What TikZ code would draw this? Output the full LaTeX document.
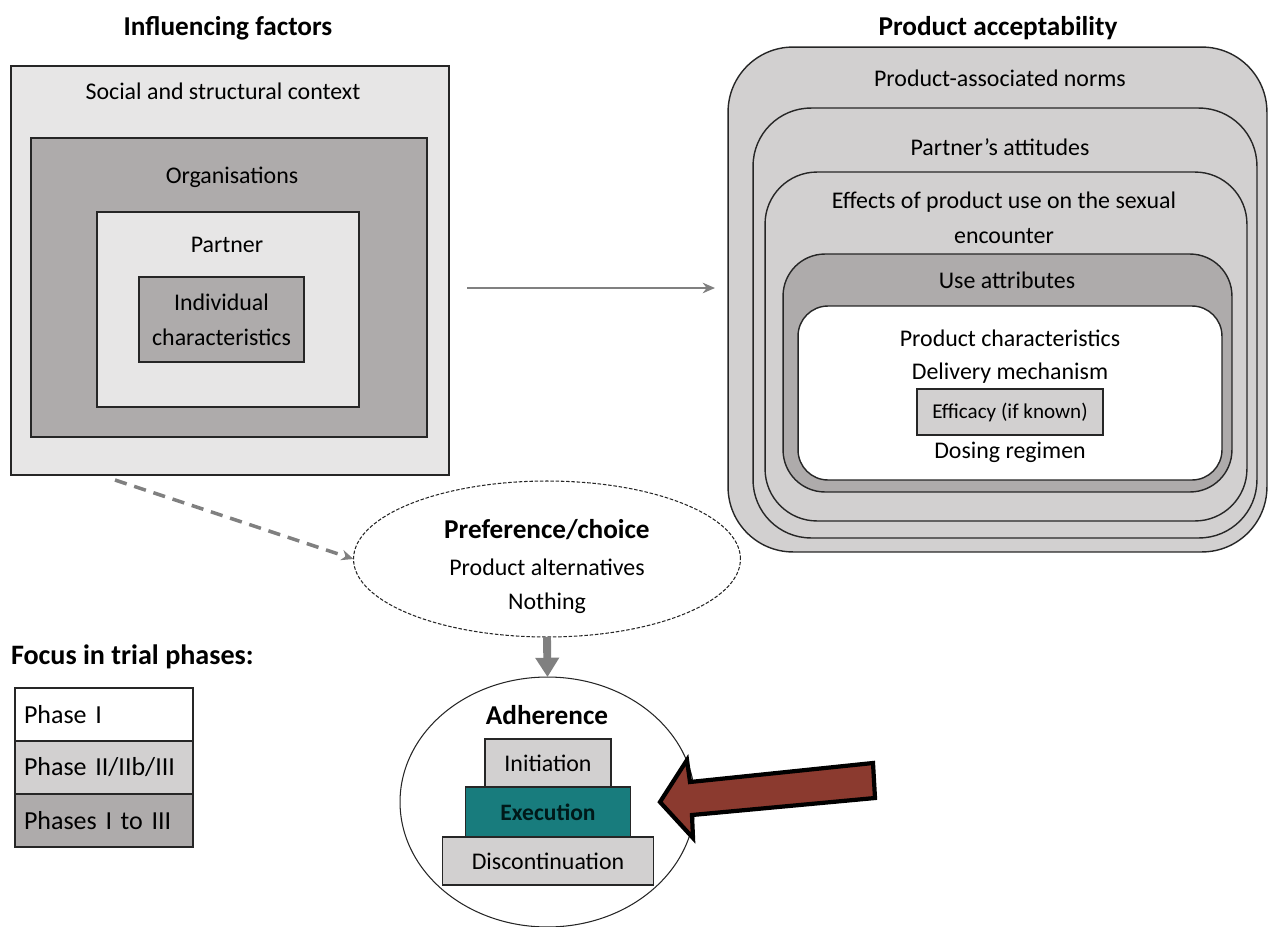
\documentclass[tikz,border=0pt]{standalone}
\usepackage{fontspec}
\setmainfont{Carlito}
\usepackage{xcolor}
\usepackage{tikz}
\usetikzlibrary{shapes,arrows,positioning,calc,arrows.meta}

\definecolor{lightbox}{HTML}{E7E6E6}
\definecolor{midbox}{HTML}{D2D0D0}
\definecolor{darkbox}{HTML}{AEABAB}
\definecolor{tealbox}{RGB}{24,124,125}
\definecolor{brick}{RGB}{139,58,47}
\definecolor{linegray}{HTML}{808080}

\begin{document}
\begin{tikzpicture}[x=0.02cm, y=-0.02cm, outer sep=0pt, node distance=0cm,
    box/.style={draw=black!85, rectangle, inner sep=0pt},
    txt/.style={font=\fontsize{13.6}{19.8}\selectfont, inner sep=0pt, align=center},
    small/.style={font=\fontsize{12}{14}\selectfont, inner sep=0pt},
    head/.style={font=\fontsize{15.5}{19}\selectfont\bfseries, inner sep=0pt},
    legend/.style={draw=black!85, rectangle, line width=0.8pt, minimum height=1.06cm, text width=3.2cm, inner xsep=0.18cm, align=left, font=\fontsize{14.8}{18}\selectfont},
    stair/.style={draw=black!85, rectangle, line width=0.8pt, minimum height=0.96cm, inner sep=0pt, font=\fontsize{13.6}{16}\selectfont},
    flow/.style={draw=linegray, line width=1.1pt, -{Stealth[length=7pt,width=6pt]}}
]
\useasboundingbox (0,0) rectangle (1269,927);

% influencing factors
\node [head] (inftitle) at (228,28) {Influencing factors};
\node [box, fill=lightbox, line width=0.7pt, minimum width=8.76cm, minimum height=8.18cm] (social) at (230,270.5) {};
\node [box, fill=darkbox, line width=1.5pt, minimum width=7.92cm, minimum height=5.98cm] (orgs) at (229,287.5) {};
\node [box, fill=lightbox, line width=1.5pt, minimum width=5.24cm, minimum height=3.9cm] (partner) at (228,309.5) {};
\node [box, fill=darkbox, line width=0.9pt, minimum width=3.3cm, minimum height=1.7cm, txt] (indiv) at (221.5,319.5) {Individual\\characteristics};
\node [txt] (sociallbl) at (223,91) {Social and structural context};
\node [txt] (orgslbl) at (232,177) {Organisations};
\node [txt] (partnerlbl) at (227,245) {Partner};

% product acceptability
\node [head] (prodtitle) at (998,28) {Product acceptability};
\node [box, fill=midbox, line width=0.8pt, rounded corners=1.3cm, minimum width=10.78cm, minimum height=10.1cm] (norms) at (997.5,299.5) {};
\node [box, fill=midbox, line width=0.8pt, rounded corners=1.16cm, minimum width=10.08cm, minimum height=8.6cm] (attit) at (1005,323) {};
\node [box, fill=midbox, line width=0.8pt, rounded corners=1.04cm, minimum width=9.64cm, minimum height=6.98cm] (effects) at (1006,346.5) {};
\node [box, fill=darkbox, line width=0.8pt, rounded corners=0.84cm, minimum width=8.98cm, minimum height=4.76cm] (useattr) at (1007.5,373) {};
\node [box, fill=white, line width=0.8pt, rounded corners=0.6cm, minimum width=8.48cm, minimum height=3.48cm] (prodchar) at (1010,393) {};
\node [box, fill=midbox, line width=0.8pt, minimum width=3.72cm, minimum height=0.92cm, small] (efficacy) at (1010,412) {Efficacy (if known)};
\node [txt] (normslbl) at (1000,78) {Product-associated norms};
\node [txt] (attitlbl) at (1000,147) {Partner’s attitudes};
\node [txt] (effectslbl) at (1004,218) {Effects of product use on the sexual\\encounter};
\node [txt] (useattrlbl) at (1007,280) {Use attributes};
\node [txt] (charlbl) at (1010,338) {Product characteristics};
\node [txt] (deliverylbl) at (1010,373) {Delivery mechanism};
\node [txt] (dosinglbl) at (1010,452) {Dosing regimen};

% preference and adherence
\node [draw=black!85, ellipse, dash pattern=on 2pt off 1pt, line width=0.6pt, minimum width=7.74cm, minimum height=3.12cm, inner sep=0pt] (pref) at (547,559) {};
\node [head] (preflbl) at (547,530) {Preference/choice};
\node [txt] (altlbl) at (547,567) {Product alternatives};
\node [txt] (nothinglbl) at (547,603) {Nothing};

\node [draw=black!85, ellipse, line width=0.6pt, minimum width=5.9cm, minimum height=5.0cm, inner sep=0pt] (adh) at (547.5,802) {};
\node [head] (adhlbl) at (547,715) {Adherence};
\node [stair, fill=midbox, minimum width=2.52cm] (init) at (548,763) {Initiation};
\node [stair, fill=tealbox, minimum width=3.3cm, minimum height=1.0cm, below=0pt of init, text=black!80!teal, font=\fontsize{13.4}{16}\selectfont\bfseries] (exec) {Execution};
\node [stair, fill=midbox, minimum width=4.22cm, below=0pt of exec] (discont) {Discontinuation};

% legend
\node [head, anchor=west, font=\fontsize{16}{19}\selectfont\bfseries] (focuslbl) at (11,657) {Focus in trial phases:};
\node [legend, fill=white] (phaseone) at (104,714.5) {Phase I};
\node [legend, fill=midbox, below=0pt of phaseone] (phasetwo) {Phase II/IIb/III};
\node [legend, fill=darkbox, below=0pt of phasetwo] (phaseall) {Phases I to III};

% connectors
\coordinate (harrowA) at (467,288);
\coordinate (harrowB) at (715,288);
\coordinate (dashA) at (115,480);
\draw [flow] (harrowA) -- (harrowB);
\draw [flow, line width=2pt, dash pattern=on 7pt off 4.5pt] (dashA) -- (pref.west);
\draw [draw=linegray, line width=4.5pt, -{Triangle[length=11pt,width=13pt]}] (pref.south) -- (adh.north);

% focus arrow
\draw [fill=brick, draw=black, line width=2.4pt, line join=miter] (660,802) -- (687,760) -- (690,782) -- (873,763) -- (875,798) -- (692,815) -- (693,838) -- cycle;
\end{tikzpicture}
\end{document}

..........

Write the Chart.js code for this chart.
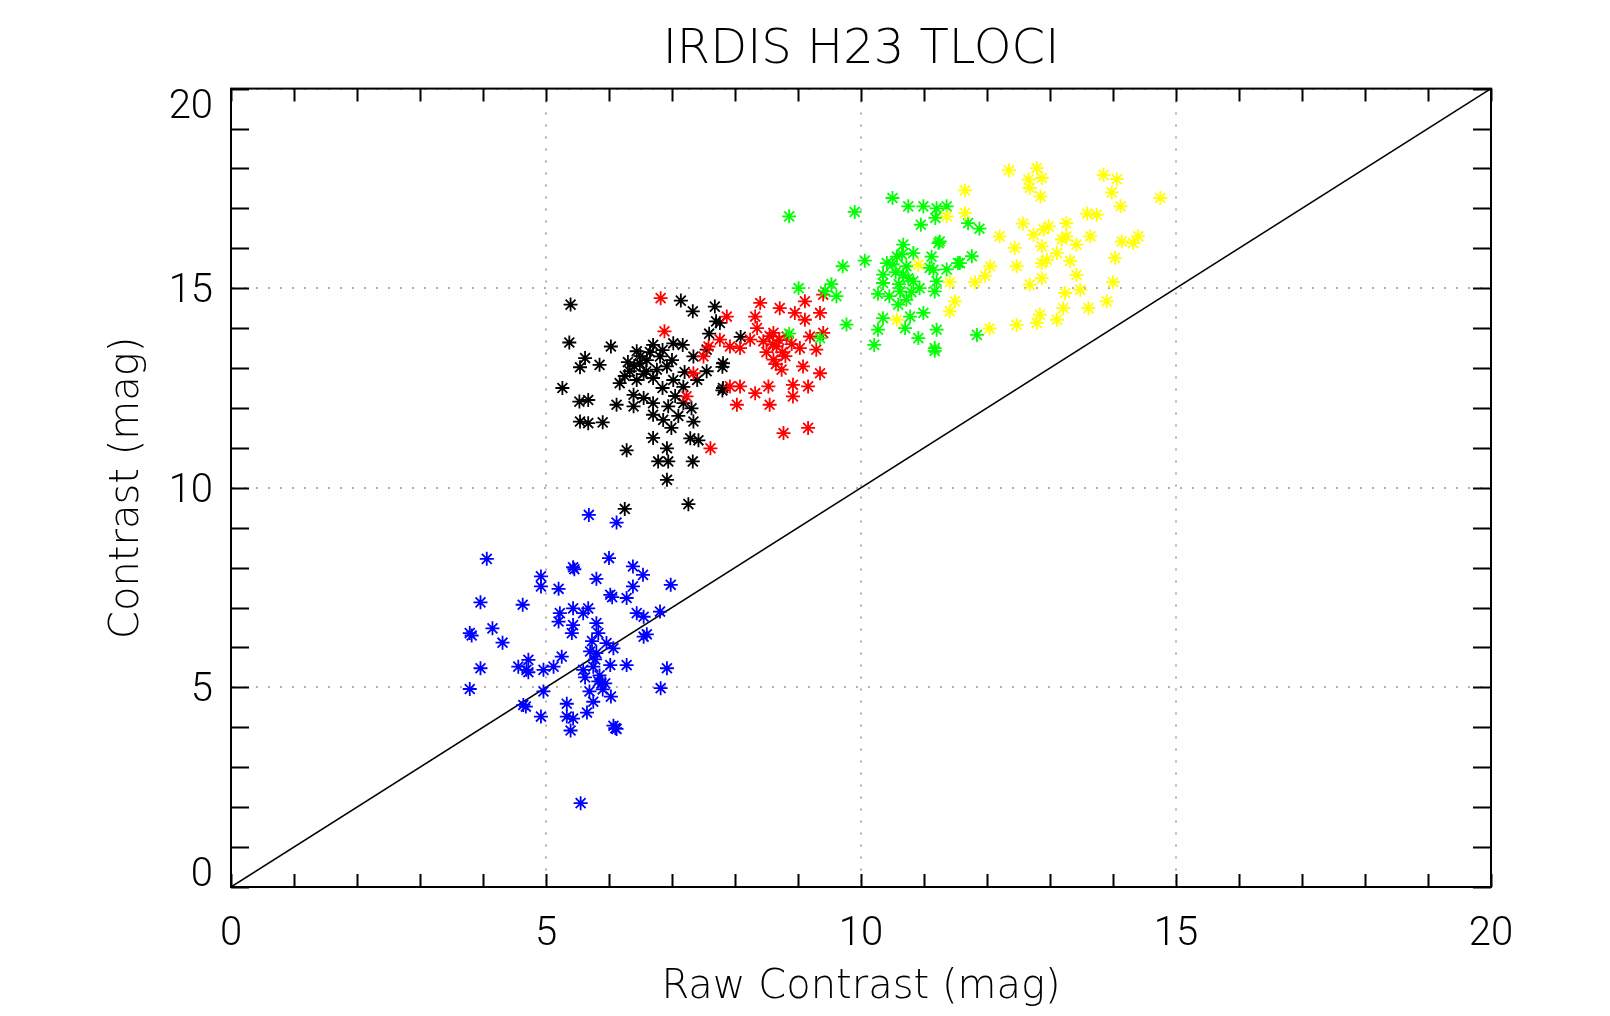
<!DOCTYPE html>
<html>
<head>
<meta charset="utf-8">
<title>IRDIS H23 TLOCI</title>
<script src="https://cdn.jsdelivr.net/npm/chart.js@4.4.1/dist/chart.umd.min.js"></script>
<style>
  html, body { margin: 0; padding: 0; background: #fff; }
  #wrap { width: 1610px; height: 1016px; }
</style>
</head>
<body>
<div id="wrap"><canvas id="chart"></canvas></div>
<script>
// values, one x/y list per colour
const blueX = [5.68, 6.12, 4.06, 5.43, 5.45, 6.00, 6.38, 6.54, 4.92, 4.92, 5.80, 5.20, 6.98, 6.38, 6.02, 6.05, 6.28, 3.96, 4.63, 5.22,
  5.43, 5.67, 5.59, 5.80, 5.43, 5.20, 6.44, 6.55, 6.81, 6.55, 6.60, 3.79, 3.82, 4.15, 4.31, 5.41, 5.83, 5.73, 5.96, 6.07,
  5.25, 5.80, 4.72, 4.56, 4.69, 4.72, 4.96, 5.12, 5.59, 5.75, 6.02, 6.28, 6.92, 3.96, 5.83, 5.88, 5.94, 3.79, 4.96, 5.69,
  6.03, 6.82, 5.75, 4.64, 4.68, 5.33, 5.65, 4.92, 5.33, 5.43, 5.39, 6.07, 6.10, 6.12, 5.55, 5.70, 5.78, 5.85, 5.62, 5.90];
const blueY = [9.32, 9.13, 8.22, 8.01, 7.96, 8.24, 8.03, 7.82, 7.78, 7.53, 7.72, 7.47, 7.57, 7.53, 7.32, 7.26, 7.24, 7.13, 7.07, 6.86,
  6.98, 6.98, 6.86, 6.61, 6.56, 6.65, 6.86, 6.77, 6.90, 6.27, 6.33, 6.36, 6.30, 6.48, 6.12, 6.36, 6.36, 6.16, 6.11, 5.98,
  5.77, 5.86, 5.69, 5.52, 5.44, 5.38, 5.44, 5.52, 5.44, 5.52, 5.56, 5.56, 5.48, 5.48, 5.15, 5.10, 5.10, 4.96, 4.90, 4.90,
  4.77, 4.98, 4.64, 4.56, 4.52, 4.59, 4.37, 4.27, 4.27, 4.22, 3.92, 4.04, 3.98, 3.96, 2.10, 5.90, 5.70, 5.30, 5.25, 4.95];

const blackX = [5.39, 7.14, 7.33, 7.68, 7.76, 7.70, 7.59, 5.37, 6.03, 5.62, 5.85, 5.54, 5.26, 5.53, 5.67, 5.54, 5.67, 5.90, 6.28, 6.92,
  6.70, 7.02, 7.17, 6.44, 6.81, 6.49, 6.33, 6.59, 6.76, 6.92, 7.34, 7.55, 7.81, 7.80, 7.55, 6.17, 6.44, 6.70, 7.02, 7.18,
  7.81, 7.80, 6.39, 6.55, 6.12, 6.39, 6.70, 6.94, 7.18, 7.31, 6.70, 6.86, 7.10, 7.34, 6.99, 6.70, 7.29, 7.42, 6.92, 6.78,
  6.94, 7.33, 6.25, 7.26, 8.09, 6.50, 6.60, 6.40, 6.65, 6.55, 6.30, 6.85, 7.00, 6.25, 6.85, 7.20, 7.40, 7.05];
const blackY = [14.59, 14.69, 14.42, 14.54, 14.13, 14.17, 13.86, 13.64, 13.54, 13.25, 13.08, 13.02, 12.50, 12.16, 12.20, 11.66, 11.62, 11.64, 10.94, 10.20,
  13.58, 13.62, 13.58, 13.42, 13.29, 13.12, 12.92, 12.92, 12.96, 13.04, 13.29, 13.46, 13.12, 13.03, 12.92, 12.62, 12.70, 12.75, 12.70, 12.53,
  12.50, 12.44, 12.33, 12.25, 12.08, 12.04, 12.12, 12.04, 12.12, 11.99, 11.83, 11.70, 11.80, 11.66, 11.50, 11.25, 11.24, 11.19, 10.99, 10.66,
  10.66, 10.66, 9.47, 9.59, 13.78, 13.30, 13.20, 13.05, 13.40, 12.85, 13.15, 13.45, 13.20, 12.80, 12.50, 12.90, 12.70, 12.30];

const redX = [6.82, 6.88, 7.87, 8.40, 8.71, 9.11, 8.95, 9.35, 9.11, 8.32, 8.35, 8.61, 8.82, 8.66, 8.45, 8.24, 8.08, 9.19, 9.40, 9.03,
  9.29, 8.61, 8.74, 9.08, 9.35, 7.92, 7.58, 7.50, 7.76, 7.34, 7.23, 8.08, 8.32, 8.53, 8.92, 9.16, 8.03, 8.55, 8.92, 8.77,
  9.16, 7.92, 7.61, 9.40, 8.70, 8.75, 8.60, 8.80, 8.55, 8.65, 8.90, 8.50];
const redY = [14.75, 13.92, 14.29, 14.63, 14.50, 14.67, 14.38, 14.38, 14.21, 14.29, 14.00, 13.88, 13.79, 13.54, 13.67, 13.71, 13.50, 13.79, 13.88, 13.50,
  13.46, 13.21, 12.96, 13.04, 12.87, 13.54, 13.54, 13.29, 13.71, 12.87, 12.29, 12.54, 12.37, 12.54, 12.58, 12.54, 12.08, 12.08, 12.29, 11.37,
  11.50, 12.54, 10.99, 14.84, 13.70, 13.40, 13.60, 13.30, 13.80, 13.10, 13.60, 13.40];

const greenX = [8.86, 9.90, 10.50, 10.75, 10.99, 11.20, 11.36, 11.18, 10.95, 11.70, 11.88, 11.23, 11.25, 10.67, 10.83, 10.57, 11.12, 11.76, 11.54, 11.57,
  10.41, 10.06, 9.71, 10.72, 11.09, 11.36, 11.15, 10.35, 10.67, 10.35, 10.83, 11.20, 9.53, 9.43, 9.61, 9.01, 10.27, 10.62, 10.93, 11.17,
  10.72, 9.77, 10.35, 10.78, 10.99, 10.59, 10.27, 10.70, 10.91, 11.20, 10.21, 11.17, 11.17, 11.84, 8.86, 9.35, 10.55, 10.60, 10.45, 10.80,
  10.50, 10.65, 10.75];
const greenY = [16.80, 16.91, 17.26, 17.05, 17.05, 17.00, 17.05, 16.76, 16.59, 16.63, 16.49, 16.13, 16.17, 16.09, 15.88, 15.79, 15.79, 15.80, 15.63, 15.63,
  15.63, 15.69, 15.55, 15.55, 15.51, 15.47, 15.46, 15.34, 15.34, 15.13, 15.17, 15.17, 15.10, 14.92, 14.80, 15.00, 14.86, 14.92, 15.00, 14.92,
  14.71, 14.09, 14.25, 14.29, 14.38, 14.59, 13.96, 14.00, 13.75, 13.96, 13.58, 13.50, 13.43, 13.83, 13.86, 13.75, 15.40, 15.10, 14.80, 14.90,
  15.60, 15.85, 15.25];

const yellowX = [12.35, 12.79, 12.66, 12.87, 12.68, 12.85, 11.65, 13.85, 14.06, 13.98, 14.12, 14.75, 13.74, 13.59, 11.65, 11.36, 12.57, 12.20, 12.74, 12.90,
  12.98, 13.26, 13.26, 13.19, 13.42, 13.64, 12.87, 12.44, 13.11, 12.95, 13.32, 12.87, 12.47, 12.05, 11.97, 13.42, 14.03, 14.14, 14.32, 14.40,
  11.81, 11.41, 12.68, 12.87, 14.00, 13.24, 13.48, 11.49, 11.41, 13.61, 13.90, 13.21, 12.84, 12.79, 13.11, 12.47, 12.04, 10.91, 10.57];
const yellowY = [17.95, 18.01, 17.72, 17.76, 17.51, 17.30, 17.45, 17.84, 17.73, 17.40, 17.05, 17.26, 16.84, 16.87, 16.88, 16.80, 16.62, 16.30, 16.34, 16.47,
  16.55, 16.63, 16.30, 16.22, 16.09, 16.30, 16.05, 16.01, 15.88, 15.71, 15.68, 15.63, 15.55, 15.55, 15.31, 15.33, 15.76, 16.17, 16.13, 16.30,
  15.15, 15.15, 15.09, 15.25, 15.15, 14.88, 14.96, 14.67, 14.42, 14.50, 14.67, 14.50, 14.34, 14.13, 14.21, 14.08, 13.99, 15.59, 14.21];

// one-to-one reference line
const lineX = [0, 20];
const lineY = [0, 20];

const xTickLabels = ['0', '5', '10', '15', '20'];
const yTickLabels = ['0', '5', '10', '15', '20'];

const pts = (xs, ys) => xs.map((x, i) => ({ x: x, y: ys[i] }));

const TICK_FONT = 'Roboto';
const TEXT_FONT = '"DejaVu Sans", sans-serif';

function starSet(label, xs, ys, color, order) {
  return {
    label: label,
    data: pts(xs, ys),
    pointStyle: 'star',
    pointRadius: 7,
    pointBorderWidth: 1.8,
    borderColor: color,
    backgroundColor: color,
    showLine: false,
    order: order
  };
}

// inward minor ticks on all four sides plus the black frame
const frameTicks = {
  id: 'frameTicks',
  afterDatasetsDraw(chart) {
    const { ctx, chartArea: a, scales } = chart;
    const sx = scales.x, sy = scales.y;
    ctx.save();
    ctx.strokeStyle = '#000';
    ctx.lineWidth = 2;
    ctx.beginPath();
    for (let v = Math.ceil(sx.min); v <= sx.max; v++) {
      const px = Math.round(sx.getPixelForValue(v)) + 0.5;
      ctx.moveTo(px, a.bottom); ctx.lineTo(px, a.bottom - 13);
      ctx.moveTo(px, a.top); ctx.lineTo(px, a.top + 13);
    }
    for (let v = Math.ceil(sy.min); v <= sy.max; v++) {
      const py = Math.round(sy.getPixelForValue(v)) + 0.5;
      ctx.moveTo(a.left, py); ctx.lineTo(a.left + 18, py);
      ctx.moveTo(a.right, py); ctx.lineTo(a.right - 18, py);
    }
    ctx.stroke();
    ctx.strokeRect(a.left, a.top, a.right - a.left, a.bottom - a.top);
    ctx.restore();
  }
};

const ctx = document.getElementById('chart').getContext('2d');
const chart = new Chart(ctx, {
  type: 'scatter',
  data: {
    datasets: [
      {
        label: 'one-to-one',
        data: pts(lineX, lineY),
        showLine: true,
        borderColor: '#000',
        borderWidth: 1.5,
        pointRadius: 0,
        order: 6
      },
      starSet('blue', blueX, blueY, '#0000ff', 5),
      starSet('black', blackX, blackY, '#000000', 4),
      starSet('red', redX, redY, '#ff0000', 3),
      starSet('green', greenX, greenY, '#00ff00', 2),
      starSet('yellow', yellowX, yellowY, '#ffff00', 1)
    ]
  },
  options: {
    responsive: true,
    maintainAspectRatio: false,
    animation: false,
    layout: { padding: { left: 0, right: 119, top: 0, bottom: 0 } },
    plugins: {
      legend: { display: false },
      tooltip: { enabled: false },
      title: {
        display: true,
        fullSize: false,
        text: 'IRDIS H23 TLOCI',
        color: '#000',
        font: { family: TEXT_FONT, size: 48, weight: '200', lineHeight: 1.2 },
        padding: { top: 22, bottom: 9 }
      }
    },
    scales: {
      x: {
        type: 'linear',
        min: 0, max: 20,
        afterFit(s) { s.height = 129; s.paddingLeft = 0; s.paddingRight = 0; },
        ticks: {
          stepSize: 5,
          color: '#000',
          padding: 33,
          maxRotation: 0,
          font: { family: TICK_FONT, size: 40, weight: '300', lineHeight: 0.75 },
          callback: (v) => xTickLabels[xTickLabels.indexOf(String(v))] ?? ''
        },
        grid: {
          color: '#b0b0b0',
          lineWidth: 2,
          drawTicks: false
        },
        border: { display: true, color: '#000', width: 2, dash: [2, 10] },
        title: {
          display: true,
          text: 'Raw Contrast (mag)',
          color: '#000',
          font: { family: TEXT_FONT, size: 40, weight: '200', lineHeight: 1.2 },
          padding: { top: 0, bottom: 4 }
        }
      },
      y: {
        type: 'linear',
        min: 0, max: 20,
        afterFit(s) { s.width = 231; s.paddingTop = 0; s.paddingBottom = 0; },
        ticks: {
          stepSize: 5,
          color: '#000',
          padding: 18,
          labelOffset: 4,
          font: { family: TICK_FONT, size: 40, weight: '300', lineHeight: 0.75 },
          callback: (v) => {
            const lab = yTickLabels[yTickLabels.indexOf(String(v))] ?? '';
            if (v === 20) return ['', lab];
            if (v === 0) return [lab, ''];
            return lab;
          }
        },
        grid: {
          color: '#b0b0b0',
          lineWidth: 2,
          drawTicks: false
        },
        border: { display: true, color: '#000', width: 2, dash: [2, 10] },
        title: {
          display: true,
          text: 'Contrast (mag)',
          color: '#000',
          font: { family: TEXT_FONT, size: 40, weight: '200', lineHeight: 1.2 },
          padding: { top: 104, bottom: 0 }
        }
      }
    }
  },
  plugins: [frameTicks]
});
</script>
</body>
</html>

..........

▶ [Short problem]
List all lines above in which the string "chart" appears.

▶ [Exercise solution]
Write the Chart.js code for this chart.
<script src="https://cdn.jsdelivr.net/npm/chart.js@4.4.1/dist/chart.umd.min.js"></script>
<div id="wrap"><canvas id="chart"></canvas></div>
  afterDatasetsDraw(chart) {
    const { ctx, chartArea: a, scales } = chart;
const ctx = document.getElementById('chart').getContext('2d');
const chart = new Chart(ctx, {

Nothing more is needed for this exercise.